O momento mais hilariante estava reservado para uma moça que, ano após ano, recebe somas vulomosas de patrocinadores para arrastar a sua lentidão nas areias do deserto e nas savanas africanas ao volante de um camião. Elisabete Jacinto, frustrada pela decisão da organização, teve a sagacidade de concluir o seguinte: “se há problemas na Mauritânia, também os houve em Nova Iorque, em Madrid ou em Londres, mas as pessoas não deixaram de apanhar o metro ou de andar de avião.” A senhora professora de geografia, talvez por ainda estar “visivelmente irritada”, não foi capaz de discernir o seguinte: se acaso tivesse havido ameaças do que acabou por acontecer em Nova Iorque, Madrid e Londres, as autoridades não tinham evacuado o World Trade Centre, o Pentágono, as estações de metro e comboio atacadas pelos terroristas?

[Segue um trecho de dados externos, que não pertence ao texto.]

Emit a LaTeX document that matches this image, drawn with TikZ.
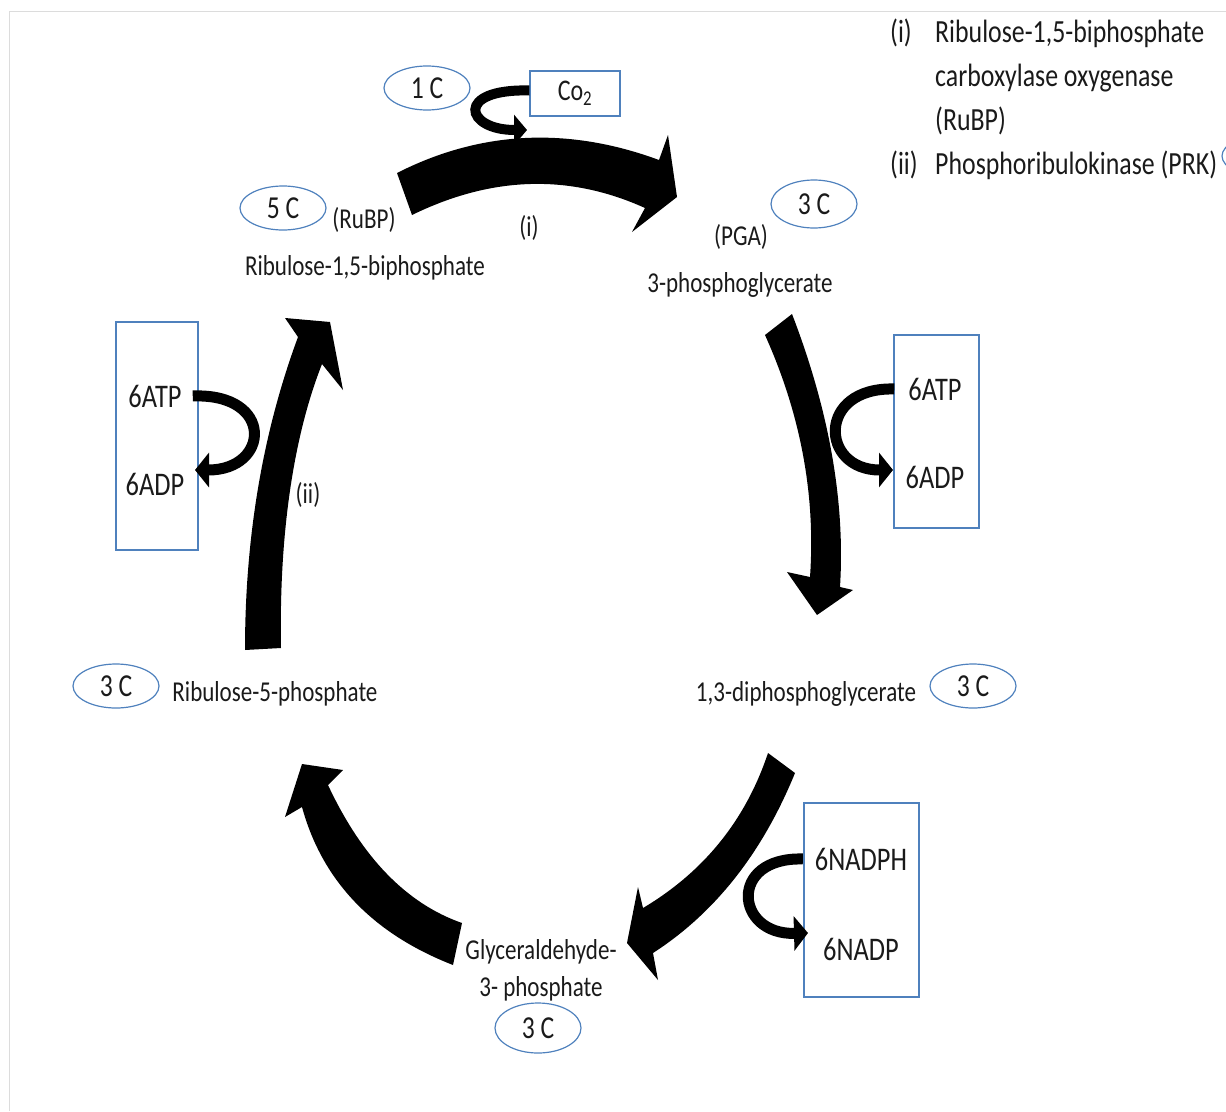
\documentclass[tikz,border=0pt]{standalone}
\usepackage{fontspec}
\setmainfont{Carlito}[FakeStretch=0.8]
\usetikzlibrary{shapes.geometric,arrows.meta}
\definecolor{obl}{HTML}{4F81BD}
\definecolor{txt}{HTML}{1A1A1A}
\definecolor{framec}{HTML}{DCDCDC}
\begin{document}
\begin{tikzpicture}[x=1pt,y=-1pt,
 lbl/.style={font=\fontsize{28.8}{34}\selectfont, text=txt, inner sep=0pt},
 boxlbl/.style={font=\fontsize{33}{38}\selectfont, text=txt, inner sep=0pt},
 leg/.style={font=\fontsize{32.3}{38}\selectfont, text=txt, inner sep=0pt, anchor=base west},
 cnode/.style={ellipse, draw=obl, line width=1.2pt, minimum width=86pt, minimum height=44pt, inner sep=0pt, font=\fontsize{32}{38}\selectfont, text=txt},
 bluebox/.style={rectangle, draw=obl, line width=1.2pt, inner sep=0pt},
 bigarrow/.style={fill=black},
 smallarrow/.style={draw=black, line width=11pt, -{Triangle[length=14pt,width=34pt]}}
]
\useasboundingbox (0,0) rectangle (1226,1111);
\draw[framec, line width=1pt] (9,1111) -- (9,11) -- (1226,11);

% legend
\node[leg] (li) at (890,42) {(i)};
\node[leg] (l1) at (935,42) {Ribulose-1,5-biphosphate};
\node[leg] (l2) at (935,86) {carboxylase oxygenase};
\node[leg] (l3) at (935,130) {(RuBP)};
\node[leg] (lii) at (890,174) {(ii)};
\node[leg] (l4) at (935,174) {Phosphoribulokinase (PRK)};
\draw[obl, line width=1.2pt] (1266,156) ellipse [x radius=44, y radius=21];

% carbon ellipses
\node[cnode] (c1) at (427,88) {1 C};
\node[cnode] (c5) at (283,208) {5 C};
\node[cnode, minimum height=48pt] (c3a) at (814,204) {3 C};
\node[cnode] (c3b) at (116,686) {3 C};
\node[cnode] (c3c) at (973,686) {3 C};
\node[cnode, minimum height=50pt] (c3d) at (538,1028) {3 C};

% labels
\node[lbl, anchor=base] (rubp) at (365,275) {Ribulose-1,5-biphosphate};
\node[lbl, anchor=base] (rubpab) at (364,228) {(RuBP)};
\node[lbl] (en1) at (529,228) {(i)};
\node[lbl, anchor=base] (pgaab) at (741,245) {(PGA)};
\node[lbl, anchor=base] (pga) at (740,292) {3-phosphoglycerate};
\node[lbl, anchor=base] (r5p) at (275,701) {Ribulose-5-phosphate};
\node[lbl, anchor=base] (dpg) at (806,701) {1,3-diphosphoglycerate};
\node[lbl, anchor=base] (g3pa) at (541,959) {Glyceraldehyde-};
\node[lbl, anchor=base] (g3pb) at (541,996) {3- phosphate};
\node[lbl] (en2) at (308,495) {(ii)};

% boxes
\node[bluebox, minimum width=90pt, minimum height=45pt, font=\fontsize{30}{36}\selectfont, text=txt] (co2) at (575,93.5) {Co\textsubscript{2}};
\node[bluebox, minimum width=82pt, minimum height=228pt] (boxL) at (157,436) {};
\node[bluebox, minimum width=85pt, minimum height=193pt] (boxR) at (936.5,431.5) {};
\node[bluebox, minimum width=115pt, minimum height=194pt] (boxN) at (861.5,900) {};
\node[boxlbl, anchor=base] (atpL) at (155,407) {6ATP};
\node[boxlbl, anchor=base] (adpL) at (155,495) {6ADP};
\node[boxlbl, anchor=base] (atpR) at (935,400) {6ATP};
\node[boxlbl, anchor=base] (adpR) at (935,488) {6ADP};
\node[boxlbl, anchor=base] (nadph) at (861,870) {6NADPH};
\node[boxlbl, anchor=base] (nadp) at (861,960) {6NADP};

% small arrows
\coordinate (tipC) at (527,130);
\coordinate (tipL) at (195,470);
\coordinate (tipR) at (893,470);
\coordinate (tipN) at (808,933);
\draw[smallarrow, line width=10pt, -{Triangle[length=13pt,width=30pt]}] ([yshift=3pt]co2.west) .. controls +(-75,-2) and +(-62,0) .. (tipC);
\draw[smallarrow] ([xshift=11pt]atpL.east) .. controls +(82,-3) and +(75,0) .. (tipL);
\draw[smallarrow] ([xshift=-14pt]atpR.west) .. controls +(-78,-2) and +(-73,0) .. (tipR);
\draw[smallarrow] ([xshift=-12pt]nadph.west) .. controls +(-75,-2) and +(-73,2) .. (tipN);

% big cycle arrows
% (i): RuBP -> PGA
\fill[bigarrow] (397,173) .. controls (480.3,130.7) and (567.7,126.3) .. (659,160)
  -- (668,135) -- (677,197) -- (632,232) -- (645,208)
  .. controls (569.3,173.7) and (491.7,176) .. (412,215) -- cycle;
% PGA -> 1,3-DPG
\fill[bigarrow] (765,335) .. controls (800.7,414.3) and (815.7,495) .. (810,577)
  -- (787,572) -- (817,615) -- (853,590) -- (840,587)
  .. controls (845.3,502) and (829.3,411) .. (792,314) -- cycle;
% 1,3-DPG -> G3P
\fill[bigarrow] (768,753) .. controls (745.7,820) and (704,871.7) .. (643,908)
  -- (638,887) -- (627,943) -- (658,980) -- (653,953)
  .. controls (715,913) and (762.3,853) .. (795,773) -- cycle;
% G3P -> Ru5P
\fill[bigarrow] (462,923) .. controls (406.7,903.7) and (362,857.7) .. (328,785)
  -- (343,770) -- (302,764) -- (285,817) -- (302,807)
  .. controls (322.3,881) and (372.7,933.7) .. (453,965) -- cycle;
% (ii): Ru5P -> RuBP
\fill[bigarrow] (245,650) .. controls (245,536.7) and (262.7,432.3) .. (298,337)
  -- (285,318) -- (330,322) -- (343,390) -- (322,364)
  .. controls (292,440) and (279,540) .. (281,648) -- cycle;
\end{tikzpicture}
\end{document}
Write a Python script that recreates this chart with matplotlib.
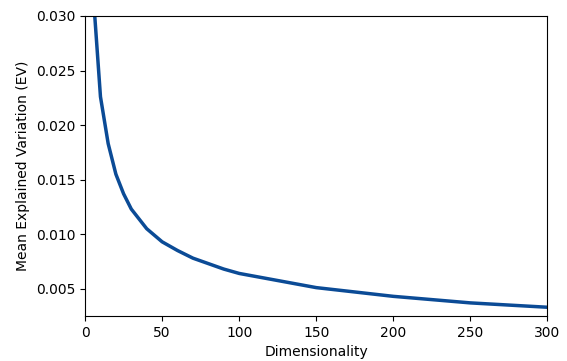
import matplotlib
matplotlib.use("Agg")
import matplotlib.pyplot as plt

dims = [5, 10, 15, 20, 25, 30, 40, 50, 60, 70, 80, 90, 100, 150, 200, 250, 300]
mean_ev = [0.0326, 0.0226, 0.0183, 0.0155, 0.0137, 0.0123, 0.0105, 0.0093,
           0.0085, 0.0078, 0.0073, 0.0068, 0.0064, 0.0051, 0.0043, 0.0037, 0.0033]
xticks = [0, 50, 100, 150, 200, 250, 300]
yticks = [0.005, 0.010, 0.015, 0.020, 0.025, 0.030]

fig = plt.figure(figsize=(5.67, 3.61), dpi=100)
ax = fig.add_axes([0.150, 0.1247, 0.8156, 0.831])
ax.plot(dims, mean_ev, color="#0b4b96", linewidth=2.5)
ax.set_xlim(0, 300)
ax.set_ylim(0.0025, 0.030)
ax.set_xticks(xticks)
ax.set_yticks(yticks)
ax.set_yticklabels([f"{v:.3f}" for v in yticks])
ax.tick_params(labelsize=10)
ax.set_xlabel("Dimensionality", fontsize=10)
ax.set_ylabel("Mean Explained Variation (EV)", fontsize=10)
fig.savefig("out.png", dpi=100)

E se, afinal, a prova tivesse ido para a frente? E se houvesse vítimas a lamentar depois de covardes ataques terroristas? A quem se pediam responsabilidades? Podemos contemporizar com vidas humanas em risco, assim de forma tão leviana? No meio do burburinho, fica a triste imagem de um quinhão do país que é tão chauvinista como o pior dos chauvinismos que é idiossincrático em França.